Your salary ranges are made... but what's next?

Evaluating the ranges and preparing to share to your team of course. Follow along with these 3 steps to make sure you're set up for success!

#1 Position your current employees on these ranges to spot potential gaps

Ideally, you don’t create your bands based on your current employee’s salaries.

This means it’s likely that you’ll notice gaps once you’ll position your employees on your grids, and those gaps are OK!

What do you do with those salary gaps?

For each employee, determine where you position them within their level, not taking compensation into consideration.

For that, you want to define a positioning scale, some companies use sub-levels, and others use ratings.

A simple framework to start with could be:

  • Between Minimum and Mid-Point = Entry level, still acquiring most skills of the level, needs time and experience to develop
  • Mid-Point = Fulfils the expectations at the current level in terms of skills and performance
  • Between Mid-Point and Maximum = Has started developing skills of the next level, should be promoted quickly

#2 If any gaps exist, determine the true budget necessary to position everyone where they should be in your new ranges

To avoid compromising your leveling system, you shouldn’t assume that because someone is “within their level’s range,” they are fairly compensated.

If your initial evaluation was that they are fulfilling expectations of their level, they should be at the mid-point and nowhere lower, which may lead to some compensation adjustments whenever you create or update your salary bands.

Once your budget is defined, depending on your financial constraint, you can either implement the true-up directly or spread it over several compensation review cycles.

#3 Validate the bands with all the different stakeholders

The last step to validate your salary bands will be to lock them with your stakeholders.

To onboard them, you want them to understand:

Why you built them → how is it going to change their day-to-day?

  • The finance team will have more clarity on budgeting from a hiring plan
  • Managers will focus more on growth and development; compensation should be an automatic follow-up step
  • The leadership team will be able to promote fairness and transparency globally
  • The people team will spend less time managing exceptions and negotiations

How you built them → is everyone aligned on the company’s positioning?

  • If you build your bands on a compensation philosophy that not everybody agrees with, it will soon be conflictual
  • You want to pay at-market when your managers think you should pay above market: you will always have endless discussions!
  • Make sure everyone commits to the compensation policy criteria so the rollout of the bands makes sense to everyone.

It’s not over yet… don’t forget to monitor your salary bands!

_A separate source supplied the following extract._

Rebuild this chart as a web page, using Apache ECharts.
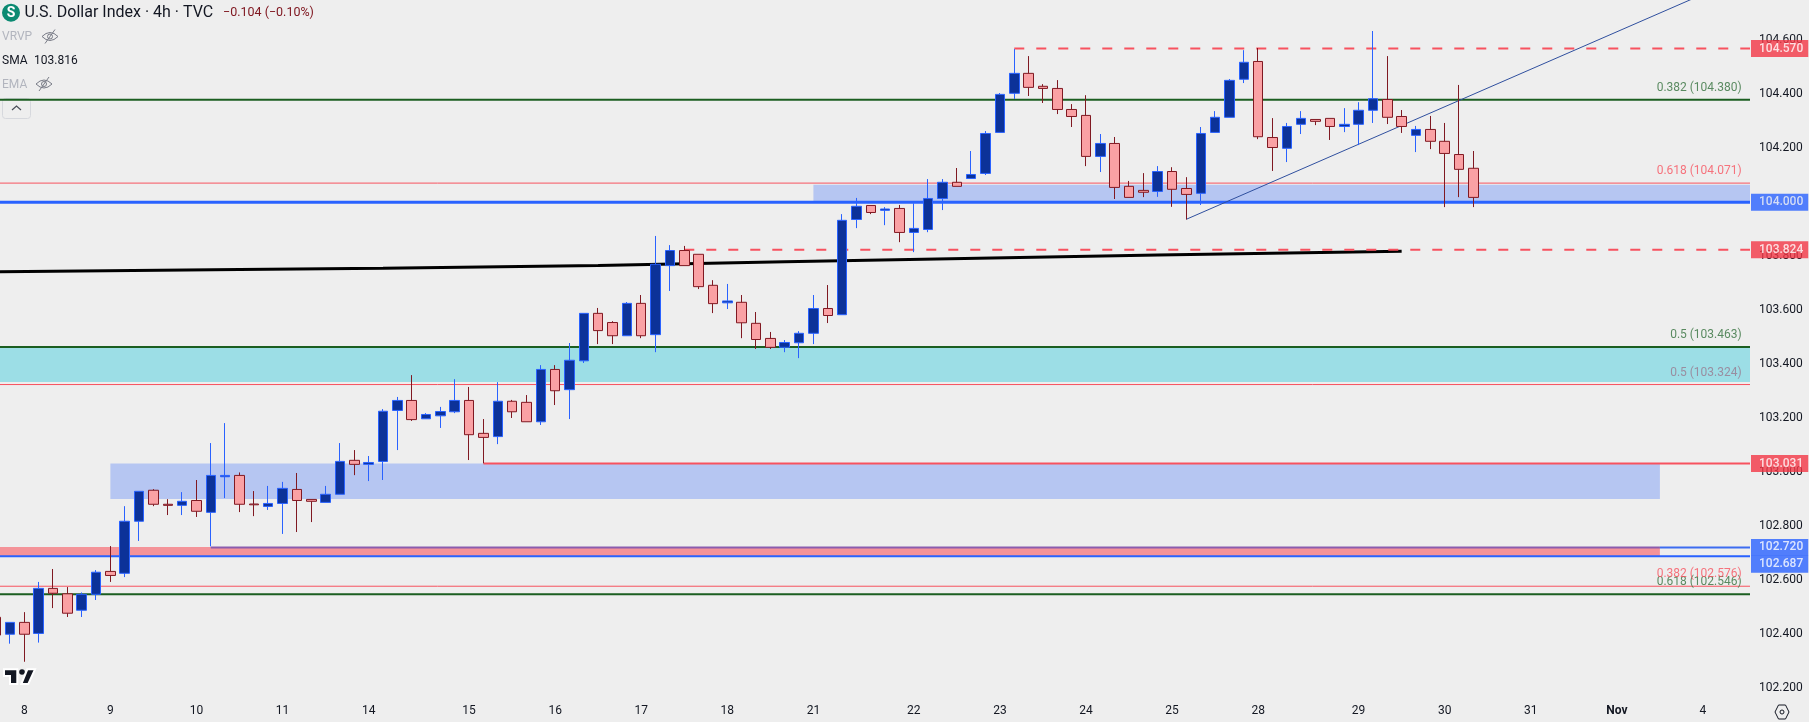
<!DOCTYPE html>
<html>
<head>
<meta charset="utf-8">
<title>U.S. Dollar Index 4h</title>
<script src="https://cdn.jsdelivr.net/npm/echarts@6/dist/echarts.min.js"></script>
<style>
  html, body { margin: 0; padding: 0; background: #eeeeee; }
  #chart { width: 1809px; height: 722px; }
</style>
</head>
<body>
<div id="chart"></div>
<script>
// bar numbers count 4h bars from the first one on the 8th
const firstBar = -2
const opens = [
  102.461, 102.398, 102.442, 102.401, 102.568, 102.548, 102.487, 102.546, 102.631, 102.624,
  102.817, 102.932, 102.880, 102.876, 102.894, 102.850, 102.982, 102.987, 102.881, 102.872,
  102.883, 102.935, 102.898, 102.887, 102.917, 103.043, 103.028, 103.039, 103.228, 103.265,
  103.197, 103.208, 103.223, 103.265, 103.143, 103.131, 103.262, 103.258, 103.186, 103.380,
  103.305, 103.412, 103.588, 103.554, 103.505, 103.625, 103.509, 103.765, 103.821, 103.807,
  103.692, 103.627, 103.629, 103.551, 103.495, 103.462, 103.479, 103.514, 103.606, 103.583,
  103.936, 103.988, 103.970, 103.977, 103.888, 103.899, 104.014, 104.074, 104.088, 104.107,
  104.259, 104.404, 104.478, 104.430, 104.422, 104.344, 104.322, 104.170, 104.218, 104.059,
  104.044, 104.040, 104.114, 104.051, 104.033, 104.259, 104.315, 104.456, 104.522, 104.240,
  104.200, 104.289, 104.307, 104.311, 104.281, 104.289, 104.341, 104.381, 104.318, 104.248,
  104.270, 104.226, 104.177, 104.126
]
const closes = [
  102.395, 102.442, 102.398, 102.568, 102.550, 102.476, 102.546, 102.628, 102.616, 102.817,
  102.928, 102.880, 102.876, 102.891, 102.854, 102.987, 102.987, 102.880, 102.878, 102.883,
  102.939, 102.894, 102.891, 102.917, 103.039, 103.028, 103.035, 103.225, 103.265, 103.194,
  103.213, 103.224, 103.265, 103.138, 103.128, 103.262, 103.223, 103.186, 103.380, 103.301,
  103.414, 103.588, 103.524, 103.505, 103.625, 103.505, 103.770, 103.821, 103.765, 103.687,
  103.624, 103.634, 103.553, 103.491, 103.462, 103.480, 103.514, 103.606, 103.580, 103.933,
  103.985, 103.962, 103.975, 103.888, 103.903, 104.014, 104.074, 104.059, 104.103, 104.255,
  104.400, 104.478, 104.426, 104.422, 104.344, 104.318, 104.170, 104.218, 104.055, 104.018,
  104.037, 104.114, 104.048, 104.029, 104.255, 104.315, 104.452, 104.519, 104.243, 104.203,
  104.281, 104.311, 104.300, 104.281, 104.289, 104.341, 104.384, 104.315, 104.281, 104.270,
  104.226, 104.181, 104.122, 104.018
]
const highs = [
  102.461, 102.442, 102.480, 102.592, 102.640, 102.573, 102.553, 102.636, 102.725, 102.873,
  102.928, 102.936, 102.899, 102.925, 102.970, 103.107, 103.181, 102.998, 102.929, 102.948,
  102.963, 102.996, 102.898, 102.948, 103.107, 103.081, 103.059, 103.233, 103.278, 103.359,
  103.218, 103.241, 103.344, 103.315, 103.196, 103.333, 103.267, 103.285, 103.396, 103.396,
  103.478, 103.588, 103.608, 103.559, 103.630, 103.656, 103.875, 103.841, 103.838, 103.807,
  103.711, 103.697, 103.656, 103.593, 103.519, 103.489, 103.522, 103.656, 103.693, 103.956,
  104.016, 103.988, 103.982, 103.990, 103.996, 104.086, 104.086, 104.127, 104.190, 104.264,
  104.405, 104.568, 104.542, 104.438, 104.453, 104.364, 104.397, 104.253, 104.242, 104.079,
  104.108, 104.134, 104.130, 104.093, 104.279, 104.338, 104.457, 104.564, 104.572, 104.312,
  104.294, 104.338, 104.307, 104.311, 104.349, 104.371, 104.635, 104.542, 104.342, 104.283,
  104.320, 104.294, 104.435, 104.190
]
const lows = [
  102.395, 102.363, 102.296, 102.367, 102.495, 102.462, 102.462, 102.525, 102.592, 102.610,
  102.744, 102.873, 102.840, 102.840, 102.833, 102.724, 102.903, 102.851, 102.836, 102.859,
  102.770, 102.777, 102.814, 102.887, 102.917, 102.988, 102.966, 102.970, 103.081, 103.189,
  103.197, 103.163, 103.218, 103.044, 103.032, 103.103, 103.200, 103.186, 103.174, 103.248,
  103.196, 103.404, 103.474, 103.474, 103.505, 103.496, 103.444, 103.671, 103.765, 103.678,
  103.589, 103.604, 103.496, 103.456, 103.456, 103.444, 103.422, 103.474, 103.552, 103.583,
  103.904, 103.956, 103.915, 103.852, 103.815, 103.889, 103.971, 104.059, 104.088, 104.101,
  104.259, 104.383, 104.394, 104.368, 104.327, 104.279, 104.134, 104.112, 104.012, 104.018,
  104.019, 104.020, 103.983, 103.936, 103.990, 104.259, 104.315, 104.442, 104.234, 104.116,
  104.149, 104.253, 104.286, 104.231, 104.260, 104.212, 104.294, 104.290, 104.257, 104.186,
  104.197, 103.982, 104.019, 103.982
]

// axis ticks
const dayBars = [0, 6, 12, 18, 24, 31, 37, 43, 49, 55, 62, 68, 74, 80, 86, 93, 99, 105, 111, 117]
const dayLabels = ['8', '9', '10', '11', '14', '15', '16', '17', '18', '21', '22', '23', '24', '25', '28', '29', '30', '31', 'Nov', '4']
const priceTicks = [102.2, 102.4, 102.6, 102.8, 103, 103.2, 103.4, 103.6, 103.8, 104, 104.2, 104.4, 104.6]

// SMA: [bar, price]
const smaPoints = [[-2, 103.742], [15, 103.751], [25, 103.755], [40, 103.765], [53, 103.779], [79, 103.804], [96, 103.818]]
const trendPoints = [[81, 103.937], [116.3, 104.755]]

// levels
const greenLevels = [104.38, 103.463, 102.546]
const thinRedLevels = [104.071, 103.324, 102.576]
const resistanceDashed = [[69, 104.57], [46, 103.824]]
const redLevel = [32, 103.031]
const supportLevel = 104
const upperBlueLevel = 102.72
const lowerBlueLevel = 102.687
const redTags = [104.57, 103.824, 103.031]
const blueTags = [104, 102.72]
const pushedDownTags = [102.687]

// zones: [from bar, to bar, top price, bottom price]; null means the edge of the chart
const cyanZone = [null, null, 103.463, 103.333]
const blueZoneHigh = [55, null, 104.065, 104]
const blueZoneLow = [6, 114, 103.031, 102.9]
const pinkZone = [null, 114, 102.722, 102.687]
const overlapEnd = 114

// fib texts
const fibGreen = [[0.382, 104.38], [0.5, 103.463], [0.618, 102.546]]
const fibRed = [[0.618, 104.071], [0.382, 102.576]]
const fibFaded = [[0.5, 103.324]]

const UP_BODY = '#0c3299'
const UP_EDGE = '#2962ff'
const DOWN_BODY = '#faa1a4'
const DOWN_EDGE = '#801922'
const RED = '#f7525f'
const GREEN = '#1b5e20'

// the x scale: bar 0 sits at 24.3px, 14.347px per bar, plot ends at 1750px
const xMin = -1.694
const xMax = 120.28
const yMin = 102.169
const yMax = 104.75

const candleData = opens.map((o, i) => [firstBar + i, o, closes[i], lows[i], highs[i]])

function levelLine(name, from, to, price, color, width, dash) {
  return {
    name,
    type: 'line',
    z: 3,
    silent: true,
    symbol: 'none',
    animation: false,
    lineStyle: { color, width, type: dash || 'solid' },
    data: [[from, price], [to, price]]
  }
}

function zoneArea(zone, color) {
  return [
    { coord: [zone[0] === null ? xMin : zone[0], zone[2]], itemStyle: { color } },
    { coord: [zone[1] === null ? xMax : zone[1], zone[3]] }
  ]
}

function textSeries(name, data, label) {
  return {
    name,
    type: 'scatter',
    z: 9,
    silent: true,
    clip: false,
    animation: false,
    symbolSize: 0,
    data,
    label
  }
}

function fibLabels(name, list, color) {
  return textSeries(name, list.map(f => ({ value: [119.7, f[1]], fib: f[0] })), {
    show: true,
    position: 'left',
    distance: 0,
    offset: [0, -12],
    color,
    fontFamily: 'Roboto',
    fontSize: 12,
    formatter: p => `${p.data.fib} (${p.value[1].toFixed(3)})`
  })
}

function tagLabels(name, list, color, shiftY) {
  return textSeries(name, list.map(v => [xMax, v]), {
    show: true,
    position: 'right',
    distance: 1,
    offset: [0, shiftY || 0],
    color: '#ffffff',
    fontFamily: 'Roboto',
    fontSize: 12,
    fontWeight: 500,
    backgroundColor: color,
    padding: [2, 5, 2, 8],
    lineHeight: 13,
    formatter: p => p.value[1].toFixed(3)
  })
}

const series = [
  {
    name: 'zones',
    type: 'line',
    z: 1,
    silent: true,
    symbol: 'none',
    animation: false,
    lineStyle: { width: 0 },
    data: [[xMin, cyanZone[2]], [xMax, cyanZone[2]]],
    markArea: {
      silent: true,
      animation: false,
      data: [
        zoneArea(cyanZone, '#9cdee6'),
        zoneArea(blueZoneHigh, '#b6c6f2'),
        zoneArea(blueZoneLow, '#b6c6f2'),
        zoneArea(pinkZone, '#f49399')
      ]
    }
  },
  {
    name: 'SMA',
    type: 'line',
    z: 2,
    silent: true,
    symbol: 'none',
    animation: false,
    lineStyle: { color: '#000000', width: 3 },
    data: smaPoints
  },
  ...greenLevels.map(p => levelLine('fib green', xMin, xMax, p, GREEN, 2)),
  ...thinRedLevels.map(p => levelLine('fib red', xMin, xMax, p, RED, 1)),
  ...resistanceDashed.map(d => levelLine('resistance', d[0], xMax, d[1], RED, 2, [10, 12])),
  levelLine('103.031', redLevel[0], xMax, redLevel[1], RED, 2),
  levelLine('104', xMin, xMax, supportLevel, UP_EDGE, 3),
  levelLine('102.72 zone', 13, overlapEnd, upperBlueLevel, '#8a5cae', 2),
  levelLine('102.72', overlapEnd, xMax, upperBlueLevel, '#3d6cf0', 2),
  levelLine('102.687', xMin, xMax, lowerBlueLevel, UP_EDGE, 2),
  {
    name: 'trend',
    type: 'line',
    z: 4,
    silent: true,
    symbol: 'none',
    animation: false,
    lineStyle: { color: '#2f4f9e', width: 1 },
    data: trendPoints
  },
  {
    name: 'DXY',
    type: 'candlestick',
    z: 5,
    silent: true,
    animation: false,
    barWidth: 10,
    itemStyle: {
      color: UP_BODY,
      color0: DOWN_BODY,
      borderColor: UP_EDGE,
      borderColor0: DOWN_EDGE,
      borderWidth: 1
    },
    data: candleData
  },
  fibLabels('fib text green', fibGreen, '#33703c'),
  fibLabels('fib text red', fibRed, '#f7525f'),
  fibLabels('fib text faded', fibFaded, '#98798f'),
  tagLabels('tags red', redTags, '#f23645'),
  tagLabels('tags blue', blueTags, '#2962ff'),
  tagLabels('tags blue low', pushedDownTags, '#2962ff', 8)
]

function eye(cx, cy) {
  const stroke = { stroke: '#787b86', lineWidth: 1, fill: null }
  return [
    { type: 'bezierCurve', shape: { x1: cx - 8, y1: cy, cpx1: cx, cpy1: cy - 8, x2: cx + 8, y2: cy }, style: stroke },
    { type: 'bezierCurve', shape: { x1: cx - 8, y1: cy, cpx1: cx, cpy1: cy + 8, x2: cx + 8, y2: cy }, style: stroke },
    { type: 'circle', shape: { cx, cy, r: 2.5 }, style: stroke },
    { type: 'line', shape: { x1: cx - 5, y1: cy + 7, x2: cx + 5, y2: cy - 7 }, style: stroke }
  ]
}

function headerText(x, y, text, color, size) {
  return {
    type: 'text',
    x,
    y,
    style: { text, fill: color, font: `${size}px Roboto`, textVerticalAlign: 'middle' }
  }
}

const logoEdge = { stroke: '#ffffff', lineWidth: 2, fill: '#131722' }

const graphic = [
  { type: 'circle', shape: { cx: 11, cy: 12.7, r: 9 }, style: { fill: '#0b8a72' } },
  { type: 'text', x: 11, y: 13, style: { text: 'S', fill: '#ffffff', font: 'bold 14px Roboto', textAlign: 'center', textVerticalAlign: 'middle' } },
  headerText(24.5, 12.7, 'U.S. Dollar Index · 4h · TVC', '#131722', 16),
  headerText(223, 12.7, '−0.104 (−0.10%)', '#801922', 12.5),
  headerText(2, 36.5, 'VRVP', '#b2b5be', 12),
  ...eye(50, 36.5),
  headerText(2, 61, 'SMA', '#131722', 12),
  headerText(34, 61, '103.816', '#131722', 12),
  headerText(2, 85, 'EMA', '#b2b5be', 12),
  ...eye(44, 84),
  { type: 'rect', shape: { x: 2.5, y: 98.5, width: 28, height: 20, r: 3 }, style: { fill: '#eeeeee', stroke: '#d6d8dd', lineWidth: 1 } },
  { type: 'polyline', shape: { points: [[12, 110], [16.5, 106], [21, 110]] }, style: { stroke: '#4a4e59', lineWidth: 1.2, fill: null } },
  // watermark
  { type: 'polygon', shape: { points: [[4, 669.3], [17.3, 669.3], [17.3, 684], [10, 684], [10, 676], [4, 676]] }, style: logoEdge },
  { type: 'circle', shape: { cx: 22, cy: 672, r: 2.8 }, style: { fill: '#131722' } },
  { type: 'polygon', shape: { points: [[27.3, 669.3], [35, 669.3], [28.3, 684], [21.3, 684]] }, style: logoEdge },
  // settings button
  { type: 'polygon', shape: { points: [[1775, 712], [1778.5, 705], [1785.5, 705], [1789, 712], [1785.5, 719], [1778.5, 719]] }, style: { stroke: '#131722', lineWidth: 1, fill: null } },
  { type: 'circle', shape: { cx: 1782, cy: 712, r: 2 }, style: { stroke: '#131722', lineWidth: 1, fill: null } }
]

const option = {
  backgroundColor: '#eeeeee',
  animation: false,
  grid: { left: 0, right: 59, top: 0, bottom: 26, containLabel: false },
  xAxis: {
    type: 'value',
    min: xMin,
    max: xMax,
    splitLine: { show: false },
    axisLine: { show: false },
    axisTick: { show: false },
    axisLabel: {
      customValues: dayBars,
      margin: 9,
      color: '#131722',
      fontFamily: 'Roboto',
      fontSize: 12,
      hideOverlap: false,
      formatter: v => {
        const text = dayLabels[dayBars.indexOf(v)]
        return text === 'Nov' ? `{month|${text}}` : text
      },
      rich: { month: { fontWeight: 'bold', fontFamily: 'Roboto', fontSize: 12, color: '#131722' } }
    }
  },
  yAxis: {
    type: 'value',
    position: 'right',
    min: yMin,
    max: yMax,
    scale: true,
    splitLine: { show: false },
    axisLine: { show: false },
    axisTick: { show: false },
    axisLabel: {
      customValues: priceTicks,
      margin: 9,
      color: '#131722',
      fontFamily: 'Roboto',
      fontSize: 12,
      formatter: v => v.toFixed(3)
    }
  },
  series,
  graphic
}

const chart = echarts.init(document.getElementById('chart'))
chart.setOption(option)
window.addEventListener('resize', () => chart.resize())
</script>
</body>
</html>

It’s not because you’ve created your salary bands that the job is all done yet!

The market is forever changing, and particularly in our current economic context, things are moving very fast.

We highly recommend that at least once a year, but even better, twice a year, you monitor the health of your salary bands:

→ Is your mid-point still aligned with your initial market positioning?

→ What does it mean at an employee level? Do you have employees paid below market? Out of range?

→ Is your overall compensation policy still consistent with your philosophy?